Yaman D., Eyiokur F. I., Ekenel H. K.

MULTIMEDIA TOOLS AND APPLICATIONS, vol.81, no.16, pp.22695-22713, 2022 (SCI-Expanded) identifier identifier

  • Publication Type: Article / Article
  • Volume: 81 Issue: 16
  • Publication Date: 2022
  • Doi Number: 10.1007/s11042-021-10630-8
  • Journal Indexes: Science Citation Index Expanded (SCI-EXPANDED), Scopus, FRANCIS, ABI/INFORM, Applied Science & Technology Source, Compendex, Computer & Applied Sciences, INSPEC, zbMATH
  • Page Numbers: pp.22695-22713
  • Keywords: Multimodal learning, Multitask learning, Soft biometrics, Age estimation, Gender classification, Convolutional neural networks
  • Istanbul Technical University Affiliated: Yes


In this paper, we present a multimodal, multitask deep convolutional neural network framework for age and gender classification. In the developed framework, we have employed two different biometric modalities: ear and profile face.

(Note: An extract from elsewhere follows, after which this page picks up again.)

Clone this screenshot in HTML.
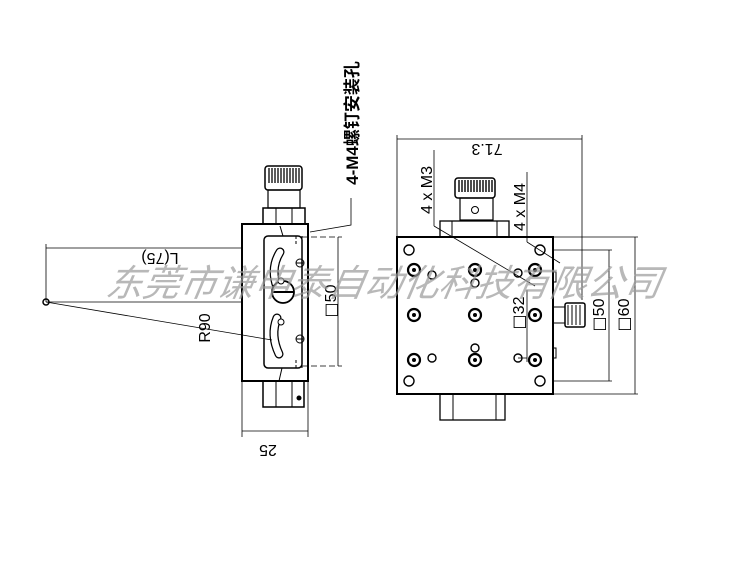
<!DOCTYPE html>
<html><head><meta charset="utf-8"><style>
html,body{margin:0;padding:0;background:#fff;}
svg{display:block;}
text{font-family:"Liberation Sans","Noto Sans CJK SC",sans-serif;}
.sq{font-family:"DejaVu Sans",sans-serif;}
</style></head><body>
<svg width="750" height="564" viewBox="0 0 750 564" xmlns="http://www.w3.org/2000/svg">
<g fill="none" stroke="#000">
<!-- LEFT VIEW -->
<rect x="242" y="224" width="66" height="157" stroke-width="2"/>
<rect x="263" y="208" width="42" height="16" stroke-width="1.5"/>
<line x1="276" y1="208" x2="276" y2="224"/><line x1="292" y1="208" x2="292" y2="224"/>
<rect x="268" y="190" width="32" height="18" stroke-width="1.2"/>
<rect x="265" y="166" width="37" height="24" rx="3" stroke-width="1.5"/>
<g stroke-width="1.3">
<line x1="269" y1="168" x2="269" y2="183"/><line x1="272" y1="168" x2="272" y2="183"/><line x1="275" y1="168" x2="275" y2="183"/><line x1="278" y1="168" x2="278" y2="183"/><line x1="281" y1="168" x2="281" y2="183"/><line x1="284" y1="168" x2="284" y2="183"/><line x1="287" y1="168" x2="287" y2="183"/><line x1="290" y1="168" x2="290" y2="183"/><line x1="293" y1="168" x2="293" y2="183"/><line x1="296" y1="168" x2="296" y2="183"/><line x1="299" y1="168" x2="299" y2="183"/>
</g>
<rect x="263" y="381" width="41" height="26" stroke-width="1.5"/>
<line x1="276" y1="381" x2="276" y2="407"/><line x1="292" y1="381" x2="292" y2="407"/>
<circle cx="299" cy="398" r="2" fill="#000"/>
<rect x="264" y="236" width="38" height="132" rx="4" stroke-width="1.5"/>
<path d="M280 252 Q270 268 277 287" stroke-width="9" stroke-linecap="round"/>
<path d="M280 252 Q270 268 277 287" stroke-width="6.5" stroke="#fff" stroke-linecap="round"/>
<path d="M277 318 Q270 335 279 354" stroke-width="9" stroke-linecap="round"/>
<path d="M277 318 Q270 335 279 354" stroke-width="6.5" stroke="#fff" stroke-linecap="round"/>
<circle cx="283" cy="292" r="11" stroke-width="1.8" fill="#fff"/>
<line x1="272" y1="292" x2="294" y2="292" stroke-width="2"/>
<circle cx="281" cy="281" r="3" fill="#fff"/><circle cx="281" cy="322" r="3" fill="#fff"/>
<circle cx="300" cy="263" r="4"/><line x1="296" y1="263" x2="304" y2="263"/>
<circle cx="300" cy="339" r="4"/><line x1="296" y1="339" x2="304" y2="339"/>
<line x1="280" y1="226" x2="283" y2="236"/><line x1="282" y1="368" x2="279" y2="381"/>
<path d="M296 236 v10 M302 236 v10 M296 360 v10 M302 360 v10" stroke-dasharray="3,2"/>
<!-- 50 dim -->
<line x1="302" y1="237" x2="342" y2="237" stroke-dasharray="6,3" stroke-width="0.8"/>
<line x1="302" y1="366" x2="342" y2="366" stroke-dasharray="6,3" stroke-width="0.8"/>
<line x1="338" y1="237" x2="338" y2="366" stroke-width="0.8"/>
<!-- 25 dim -->
<line x1="242" y1="381" x2="242" y2="437" stroke-width="0.8"/><line x1="308" y1="381" x2="308" y2="437" stroke-width="0.8"/>
<line x1="242" y1="431" x2="308" y2="431" stroke-width="0.8"/>
<!-- L75 -->
<line x1="46" y1="248" x2="242" y2="248" stroke-width="0.8"/>
<line x1="46" y1="244" x2="46" y2="302" stroke-width="0.8"/>
<line x1="46" y1="302" x2="242" y2="302" stroke-width="0.8"/>
<line x1="46" y1="302" x2="272" y2="340" stroke-width="0.8"/>
<circle cx="46" cy="302" r="3" stroke-width="1.5"/>
<!-- callout -->
<polyline points="351,198 351,225 310,232" stroke-width="0.8"/>
<!-- RIGHT VIEW -->
<rect x="397" y="237" width="156" height="157" stroke-width="2"/>
<rect x="440" y="394" width="65" height="26" stroke-width="1.3"/>
<line x1="453" y1="394" x2="453" y2="420"/><line x1="496" y1="394" x2="496" y2="420"/>
<rect x="440" y="221" width="69" height="16" stroke-width="1.3"/>
<line x1="452" y1="221" x2="452" y2="237"/><line x1="497" y1="221" x2="497" y2="237"/>
<rect x="460" y="198" width="33" height="22" stroke-width="1.2"/>
<circle cx="475" cy="210" r="3.5"/>
<rect x="455" y="178" width="40" height="20" rx="3" stroke-width="1.5"/>
<g stroke-width="1.4">
<line x1="459" y1="180" x2="459" y2="192"/><line x1="462" y1="180" x2="462" y2="192"/><line x1="465" y1="180" x2="465" y2="192"/><line x1="468" y1="180" x2="468" y2="192"/><line x1="471" y1="180" x2="471" y2="192"/><line x1="474" y1="180" x2="474" y2="192"/><line x1="477" y1="180" x2="477" y2="192"/><line x1="480" y1="180" x2="480" y2="192"/><line x1="483" y1="180" x2="483" y2="192"/><line x1="486" y1="180" x2="486" y2="192"/><line x1="489" y1="180" x2="489" y2="192"/><line x1="492" y1="180" x2="492" y2="192"/>
</g>
<!-- side knob -->
<rect x="553" y="307" width="12" height="16" stroke-width="1"/>
<rect x="565" y="303" width="20" height="24" rx="2" stroke-width="1.5"/>
<line x1="568" y1="305" x2="568" y2="325"/><line x1="572" y1="305" x2="572" y2="325"/><line x1="576" y1="305" x2="576" y2="325"/><line x1="580" y1="305" x2="580" y2="325"/>
<path d="M553 272 h3 v10 h-3 M553 348 h3 v10 h-3"/>
<!-- holes -->
<g stroke-width="1.4">
<circle cx="409" cy="250" r="5"/><circle cx="540" cy="250" r="5"/><circle cx="409" cy="381" r="5"/><circle cx="540" cy="381" r="5"/>
<circle cx="432" cy="275" r="4"/><circle cx="475" cy="283" r="4"/><circle cx="475" cy="348" r="4"/><circle cx="432" cy="358" r="4"/><circle cx="518" cy="358" r="4"/><circle cx="518" cy="273" r="4"/>
</g>
<g stroke-width="2.2">
<circle cx="414" cy="270" r="6"/><circle cx="475" cy="270" r="6"/><circle cx="535" cy="270" r="6"/>
<circle cx="414" cy="315" r="6"/><circle cx="475" cy="315" r="6"/><circle cx="535" cy="315" r="6"/>
<circle cx="414" cy="360" r="6"/><circle cx="475" cy="360" r="6"/><circle cx="535" cy="360" r="6"/>
</g>
<g fill="#000" stroke="none">
<circle cx="414" cy="270" r="2"/><circle cx="475" cy="270" r="2"/><circle cx="535" cy="270" r="2"/>
<circle cx="414" cy="315" r="2"/><circle cx="475" cy="315" r="2"/><circle cx="535" cy="315" r="2"/>
<circle cx="414" cy="360" r="2"/><circle cx="475" cy="360" r="2"/><circle cx="535" cy="360" r="2"/>
</g>
<!-- dims right -->
<g stroke-width="0.8">
<line x1="397" y1="139" x2="582" y2="139"/>
<line x1="397" y1="135" x2="397" y2="237"/>
<line x1="582" y1="135" x2="582" y2="300"/>
<line x1="434" y1="150" x2="434" y2="226"/>
<line x1="434" y1="226" x2="535" y2="286"/>
<line x1="527" y1="172" x2="527" y2="242"/>
<line x1="527" y1="242" x2="560" y2="263"/>
<line x1="527" y1="290" x2="527" y2="362"/><line x1="518" y1="358" x2="527" y2="358"/>
<line x1="553" y1="250" x2="612" y2="250"/><line x1="553" y1="381" x2="612" y2="381"/>
<line x1="609" y1="250" x2="609" y2="381"/>
<line x1="553" y1="237" x2="638" y2="237"/><line x1="553" y1="394" x2="638" y2="394"/>
<line x1="635" y1="237" x2="635" y2="394"/>
</g>
</g>
<!-- text -->
<g font-size="16" fill="#000">
<text transform="translate(268,445) rotate(180)" text-anchor="middle">25</text>
<text transform="translate(160,253) rotate(180)" text-anchor="middle">L(75)</text>
<text transform="translate(210,328) rotate(-90)" text-anchor="middle">R90</text>
<text transform="translate(336,301) rotate(-90)" text-anchor="middle"><tspan class="sq">□</tspan>50</text>
<text transform="translate(358,123) rotate(-90)" text-anchor="middle" font-weight="bold" font-size="17">4-M4螺钉安装孔</text>
<text transform="translate(487,144) rotate(180)" text-anchor="middle">71.3</text>
<text transform="translate(432,190) rotate(-90)" text-anchor="middle">4 x M3</text>
<text transform="translate(525,207) rotate(-90)" text-anchor="middle">4 x M4</text>
<text transform="translate(524,313) rotate(-90)" text-anchor="middle"><tspan class="sq">□</tspan>32</text>
<text transform="translate(604,315) rotate(-90)" text-anchor="middle"><tspan class="sq">□</tspan>50</text>
<text transform="translate(629,315) rotate(-90)" text-anchor="middle"><tspan class="sq">□</tspan>60</text>
</g>
<text x="382" y="296" text-anchor="middle" font-size="37" fill="#9a9a9a" fill-opacity="0.7" font-style="italic" font-family="'Liberation Serif','Noto Serif CJK SC',serif" transform="skewX(-10) translate(52,0)">东莞市谦申泰自动化科技有限公司</text>
</svg>
</body></html>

We have explored three different fusion methods, namely, data, feature, and score fusion, to combine the information extracted from ear and profile face images. In the framework, we have utilized VGG-16 and ResNet-50 models with center loss to obtain more discriminative features. Moreover, we have performed two-stage fine-tuning to increase the representation capacity of the models. To assess the performance of the proposed approach, we have conducted extensive experiments on the FERET, UND-F, and UND-J2 datasets. Experimental results indicate that ear and profile face images contain useful features to extract soft biometric traits. We have shown that when frontal face view of the subject is not available, use of ear and profile face images can be a good alternative for the soft biometric recognition systems. The presented multimodal system achieves very high age and gender classification accuracies, matching the ones obtained by using frontal face images. The multimodal approach has outperformed both the unimodal approaches and the previous state-of-the-art profile face image or ear image-based age and gender classification methods, significantly in both tasks.